The UN special rapporteur on the right to food, Jean Ziegler, said he feared biofuels would bring more hunger. The growth in the production of biofuels has helped to push the price of some crops to record levels.
Mr Ziegler's remarks, made at the UN headquarters in New York, are clearly designed to grab attention. He complained of an ill-conceived dash to convert foodstuffs such as maize and sugar into fuel, which created a recipe for disaster.
So I declined the BBC's opportunity, as although I felt that the emotive language used by Mr Ziegler was not really advancing the debate at all, his real target was probably the US support for bioethanol from corn, and I really did not want to start defending that. Certainly in the past, exports of surplus US grain have helped "feed the starving" (although they may also have undermined indigenous agriculture by making it easier for farmers to receive food aid than to attempt to grow their own crops on difficult land), and the diversion of grains (wheat as well as maize) into bioethanol reduces the surplus available for the needy. But in truth, the support for the US bioethanol industry looks as if it is as much targeted at providing a valid excuse for farm subsidies in swing political states, as towards attempting to combat climate change through biofuels.
And as the BBC didn't want to hear my views on how public transport and cycling might help solve the fossil fuel problem with minimal need for biofuels, I thought it better not to be drawn into this debate!

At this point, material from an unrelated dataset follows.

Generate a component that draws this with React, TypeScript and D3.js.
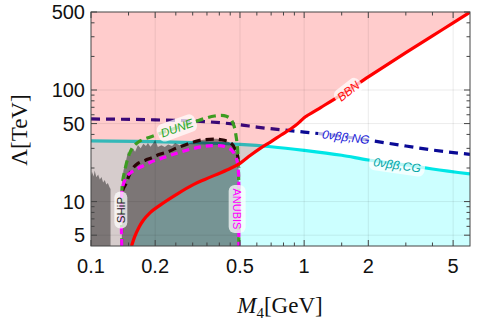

1 See BBC Americas website, 27 October 2007
2 It may however be competing (indirectly) with rain forest, especially if it's biodiesel from palm oil, produced in South East Asia, or bioethanol imported from Brazil. This bioethanol comes from highly efficient sugar plantations that do not directly lead to the cutting down of the Brazilian rain forest, but there is evidence that the use of land for fuel crops has led to ranching shifting away from the coast inland to the Amazon basin.